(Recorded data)
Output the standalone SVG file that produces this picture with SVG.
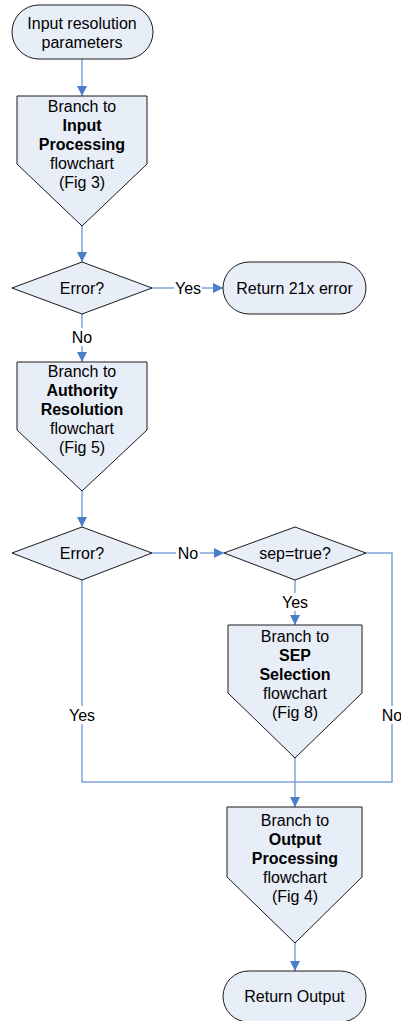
<svg xmlns="http://www.w3.org/2000/svg" width="401" height="1021" viewBox="0 0 401 1021">
  <style>
    .shape { fill: #E8EEF8; stroke: #1a1a1a; stroke-width: 1; }
    .line { fill: none; stroke: #7EA3D9; stroke-width: 1.5; }
    .arrow { marker-end: url(#ah); }
    text { font-family: "Liberation Sans", Arial, sans-serif; font-size: 16px; fill: #000; text-anchor: middle; }
    .b { font-weight: bold; }
    .lblbg { fill: #fff; stroke: none; }
  </style>
  <defs>
    <marker id="ah" markerUnits="userSpaceOnUse" markerWidth="10" markerHeight="10" refX="10" refY="5" orient="auto">
      <path d="M0,0 L10,5 L0,10 z" fill="#4A7EC7"/>
    </marker>
  </defs>

  <!-- connectors -->
  <g id="connectors">
    <path class="line arrow" d="M82,59 V96"/>
    <path class="line arrow" d="M82,226 V262"/>
    <path class="line arrow" d="M152,288 H223"/>
    <path class="line arrow" d="M82,314 V362"/>
    <path class="line arrow" d="M82,491 V527"/>
    <path class="line arrow" d="M152,553 H224"/>
    <path class="line arrow" d="M295,580 V625"/>
    <path class="line" d="M366,553 H392 V782 H295"/>
    <path class="line" d="M82,580 V782 H295"/>
    <path class="line arrow" d="M295,758 V807"/>
    <path class="line arrow" d="M295,943 V971"/>
    <!-- edge labels -->
    <rect class="lblbg" x="174" y="279" width="28" height="18"/>
    <text x="188" y="294">Yes</text>
    <rect class="lblbg" x="72" y="328" width="20" height="18"/>
    <text x="82" y="343">No</text>
    <rect class="lblbg" x="176" y="544" width="24" height="18"/>
    <text x="188" y="559">No</text>
    <rect class="lblbg" x="281" y="593" width="28" height="18"/>
    <text x="295" y="608">Yes</text>
    <rect class="lblbg" x="68" y="706" width="28" height="18"/>
    <text x="82" y="721">Yes</text>
    <rect class="lblbg" x="381" y="706" width="22" height="18"/>
    <text x="392" y="721">No</text>
  </g>

  <g id="start">
    <rect class="shape" x="12" y="5" width="141" height="54" rx="27" ry="27"/>
    <text x="82" y="28.5">Input resolution</text>
    <text x="82" y="47.5">parameters</text>
  </g>

  <g id="input-processing">
    <path class="shape" d="M17,96 H147 V164 L82,226 L17,164 Z"/>
    <text x="82" y="112">Branch to</text>
    <text class="b" x="82" y="131">Input</text>
    <text class="b" x="82" y="150">Processing</text>
    <text x="82" y="169">flowchart</text>
    <text x="82" y="188">(Fig 3)</text>
  </g>

  <g id="error1">
    <path class="shape" d="M12,288 L82,262 L152,288 L82,314 Z"/>
    <text x="82" y="294">Error?</text>
  </g>

  <g id="return-error">
    <rect class="shape" x="223" y="262" width="143" height="52" rx="26" ry="26"/>
    <text x="294.5" y="294">Return 21x error</text>
  </g>

  <g id="authority-resolution">
    <path class="shape" d="M17,362 H147 V430 L82,491 L17,430 Z"/>
    <text x="82" y="377">Branch to</text>
    <text class="b" x="82" y="396">Authority</text>
    <text class="b" x="82" y="415">Resolution</text>
    <text x="82" y="434">flowchart</text>
    <text x="82" y="453">(Fig 5)</text>
  </g>

  <g id="error2">
    <path class="shape" d="M12,553 L82,527 L152,553 L82,580 Z"/>
    <text x="82" y="559">Error?</text>
  </g>

  <g id="sep-check">
    <path class="shape" d="M224,553 L295,527 L366,553 L295,580 Z"/>
    <text x="295" y="559">sep=true?</text>
  </g>

  <g id="sep-selection">
    <path class="shape" d="M228,625 H362 V693 L295,758 L228,693 Z"/>
    <text x="295" y="642">Branch to</text>
    <text class="b" x="295" y="661">SEP</text>
    <text class="b" x="295" y="680">Selection</text>
    <text x="295" y="699">flowchart</text>
    <text x="295" y="718">(Fig 8)</text>
  </g>

  <g id="output-processing">
    <path class="shape" d="M227,807 H362 V877 L295,943 L227,877 Z"/>
    <text x="295" y="826">Branch to</text>
    <text class="b" x="295" y="845">Output</text>
    <text class="b" x="295" y="864">Processing</text>
    <text x="295" y="883">flowchart</text>
    <text x="295" y="902">(Fig 4)</text>
  </g>

  <g id="return-output">
    <rect class="shape" x="223" y="971" width="143" height="51" rx="25.5" ry="25.5"/>
    <text x="294.5" y="1002">Return Output</text>
  </g>
</svg>
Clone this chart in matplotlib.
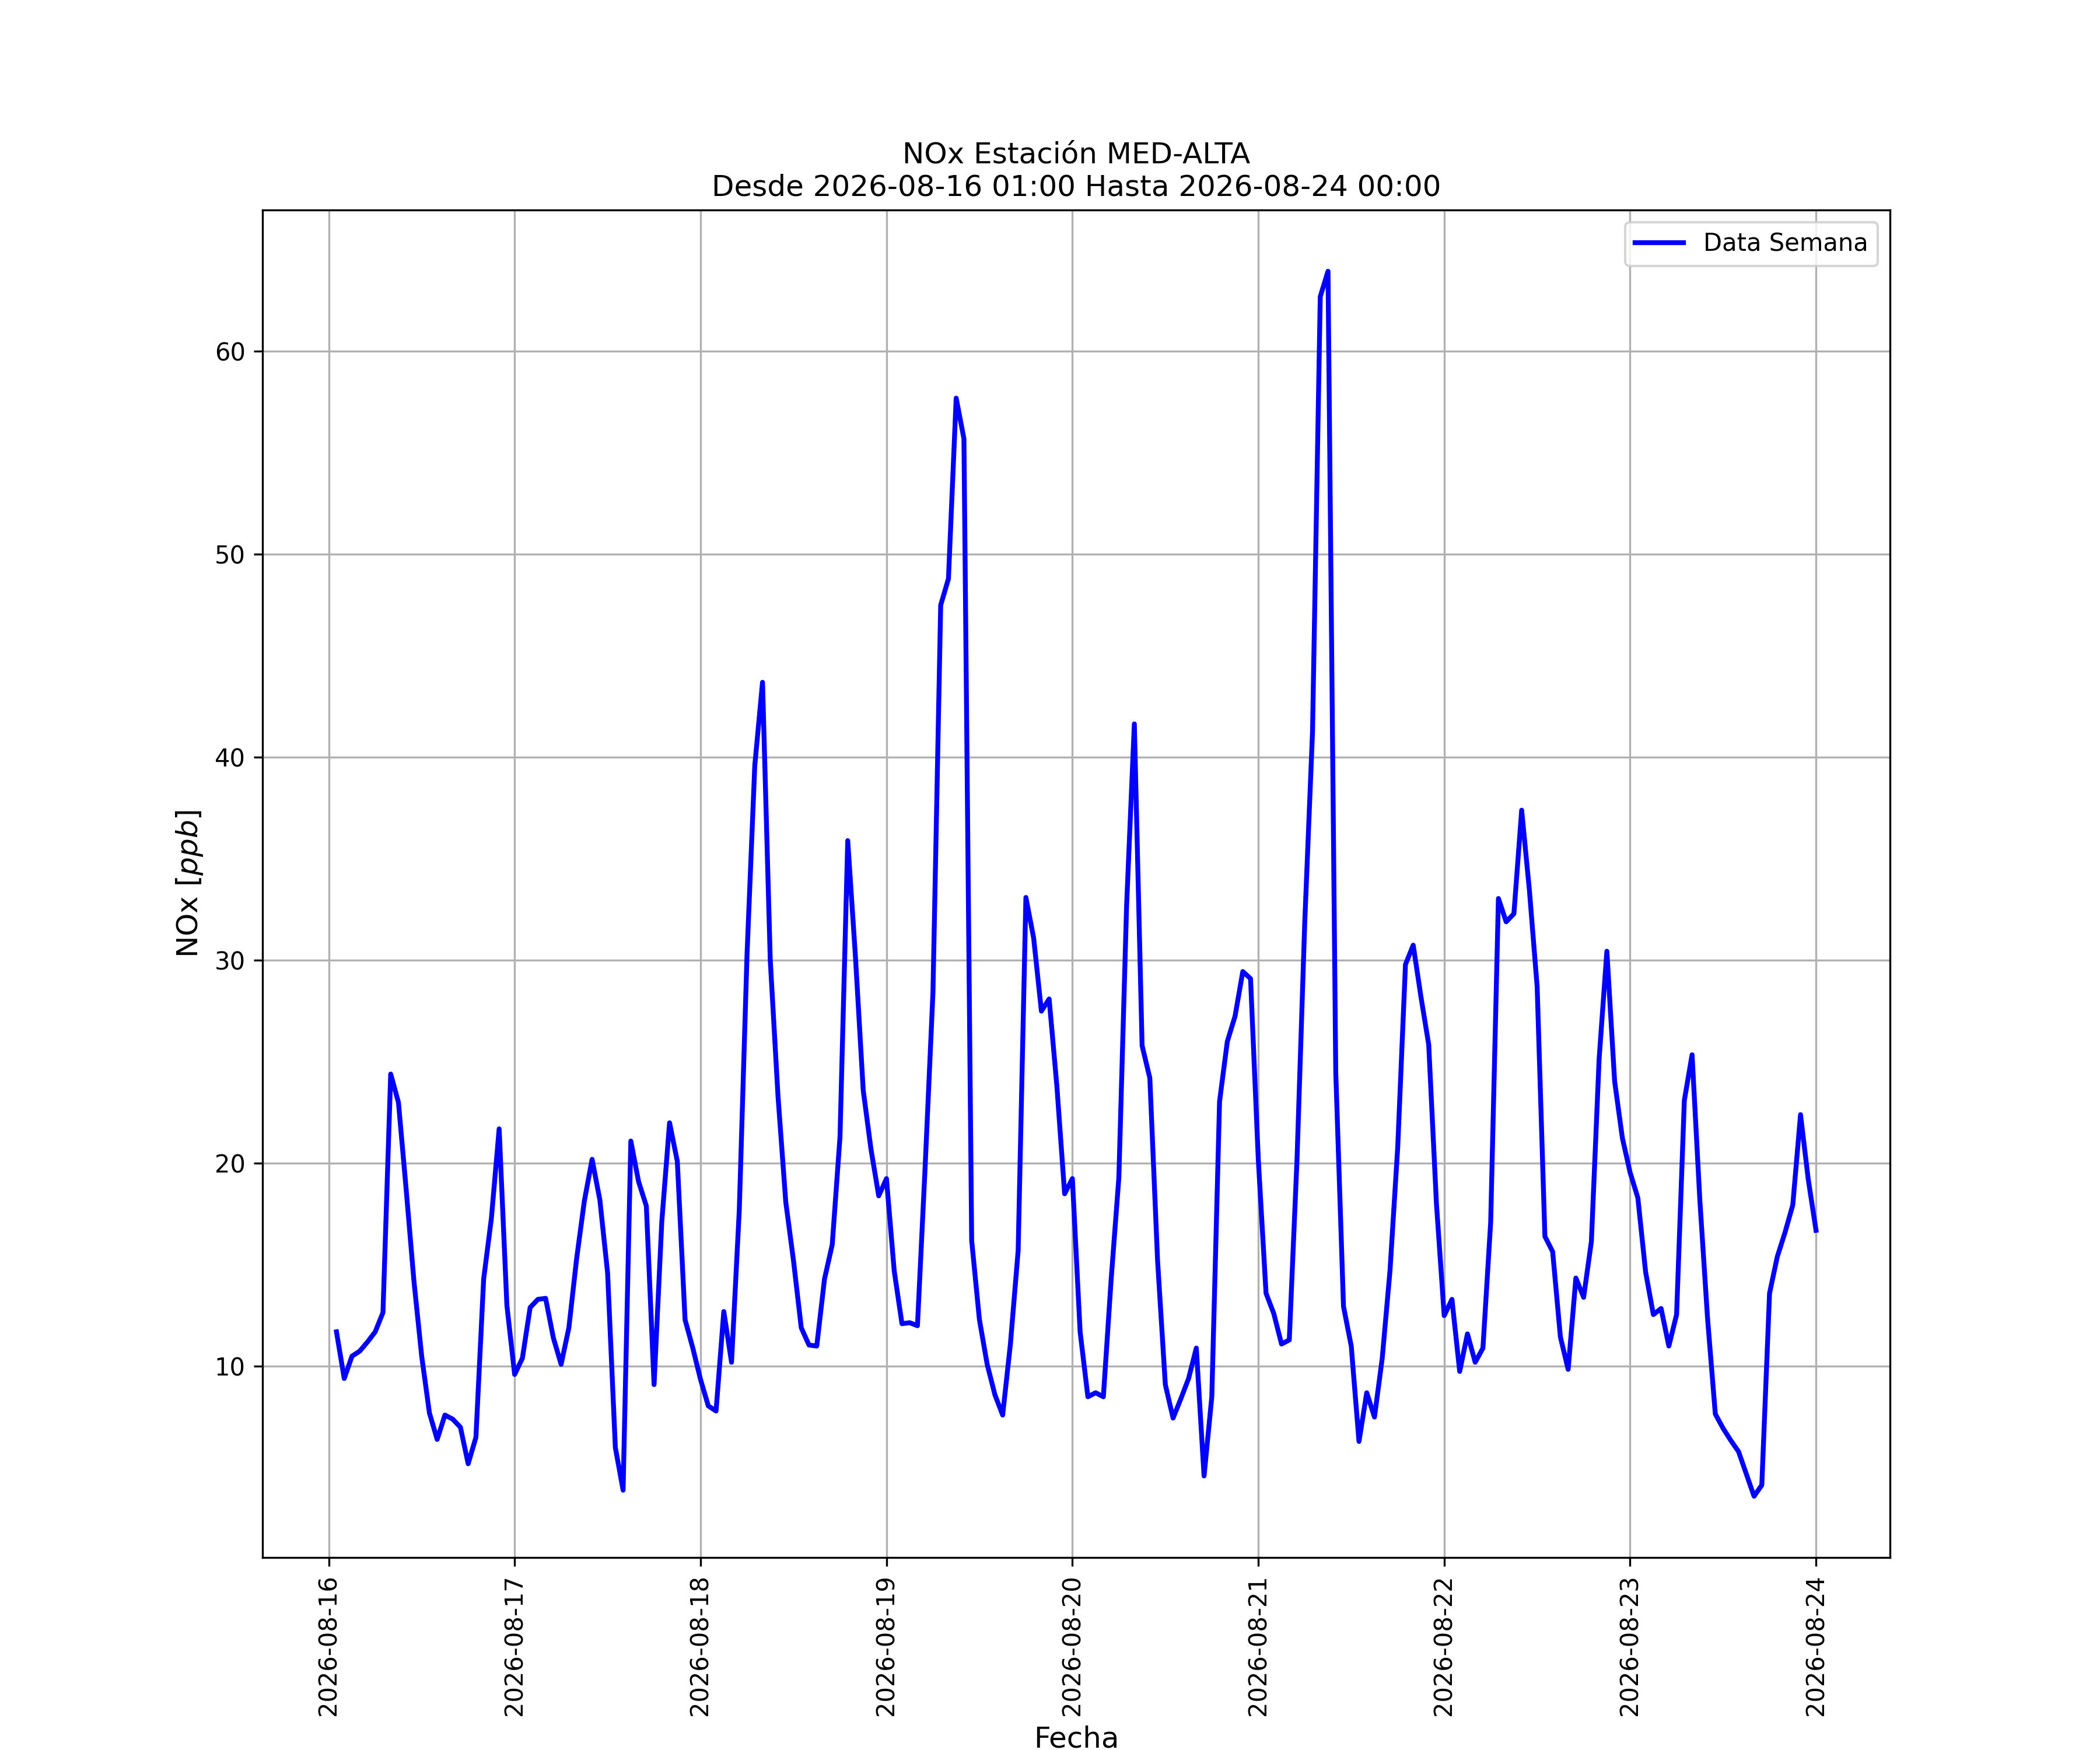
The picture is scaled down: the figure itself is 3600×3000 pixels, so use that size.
import matplotlib
matplotlib.use("Agg")
import matplotlib.pyplot as plt
import matplotlib.dates as mdates
import pandas as pd

# Hourly NOx values (ppb), 2026-08-16 01:00 .. 2026-08-24 00:00
day16 = [11.7, 9.4, 10.5, 10.75, 11.2, 11.7, 12.65, 24.4, 23.0, 18.7, 14.2, 10.5,
         7.7, 6.4, 7.6, 7.4, 7.0, 5.2, 6.5, 14.3, 17.3, 21.7, 13.0, 9.6]
day17 = [10.4, 12.9, 13.3, 13.35, 11.4, 10.1, 11.9, 15.3, 18.15, 20.2, 18.2, 14.6,
         6.0, 3.9, 21.1, 19.1, 17.9, 9.1, 17.15, 22.0, 20.1, 12.3, 10.9, 9.35]
day18 = [8.05, 7.8, 12.7, 10.2, 17.7, 30.3, 39.6, 43.7, 30.0, 23.3, 18.1, 15.2,
         11.9, 11.05, 11.0, 14.3, 16.0, 21.3, 35.9, 30.15, 23.6, 20.7, 18.4, 19.25]
day19 = [14.7, 12.1, 12.15, 12.0, 19.9, 28.4, 47.5, 48.8, 57.7, 55.7, 16.2, 12.3,
         10.1, 8.6, 7.6, 11.1, 15.7, 33.1, 31.1, 27.5, 28.1, 23.8, 18.5, 19.25]
day20 = [11.7, 8.5, 8.7, 8.5, 14.25, 19.3, 32.7, 41.65, 25.8, 24.2, 15.2, 9.1,
         7.45, 8.4, 9.4, 10.9, 4.6, 8.5, 23.05, 26.0, 27.25, 29.45, 29.1, 20.2]
day21 = [13.6, 12.6, 11.1, 11.3, 20.2, 31.9, 41.25, 62.7, 63.95, 24.5, 12.95, 11.0,
         6.3, 8.7, 7.5, 10.4, 14.7, 20.8, 29.8, 30.75, 28.2, 25.85, 18.0, 12.5]
day22 = [13.3, 9.75, 11.6, 10.2, 10.9, 17.1, 33.05, 31.9, 32.3, 37.4, 33.45, 28.7,
         16.4, 15.65, 11.45, 9.85, 14.35, 13.4, 16.15, 25.15, 30.45, 24.05, 21.25, 19.55]
day23 = [18.3, 14.65, 12.55, 12.85, 11.0, 12.55, 23.1, 25.35, 18.2, 12.35, 7.65, 6.95,
         6.35, 5.8, 4.7, 3.6, 4.15, 13.6, 15.4, 16.6, 17.95, 22.4, 19.2, 16.7]

values = day16 + day17 + day18 + day19 + day20 + day21 + day22 + day23
times = pd.date_range("2026-08-16 01:00", periods=len(values), freq="h")

title = "NOx Estación MED-ALTA\nDesde 2026-08-16 01:00 Hasta 2026-08-24 00:00"
series_label = "Data Semana"
x_label = "Fecha"
y_label = "NOx $[ppb]$"

fig, ax = plt.subplots(figsize=(12, 10), dpi=300)
ax.plot(times, values, color="blue", linewidth=2, label=series_label)
ax.set_title(title, fontsize=12)
ax.set_xlabel(x_label, fontsize=12)
ax.set_ylabel(y_label, fontsize=12)
ax.xaxis.set_major_locator(mdates.DayLocator())
ax.xaxis.set_major_formatter(mdates.DateFormatter("%Y-%m-%d"))
plt.setp(ax.get_xticklabels(), rotation=90)
ax.grid(True)
ax.legend(loc="upper right")
fig.savefig("out.png", dpi=300)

• **Written exercise**
Within the listing above, locate the line containing "The picture is" and the line containing "import pandas as pd". Reproduce those two lines and all lines between them exactly, with nothing added.

• **Answer to this problem**
The picture is scaled down: the figure itself is 3600×3000 pixels, so use that size.
import matplotlib
matplotlib.use("Agg")
import matplotlib.pyplot as plt
import matplotlib.dates as mdates
import pandas as pd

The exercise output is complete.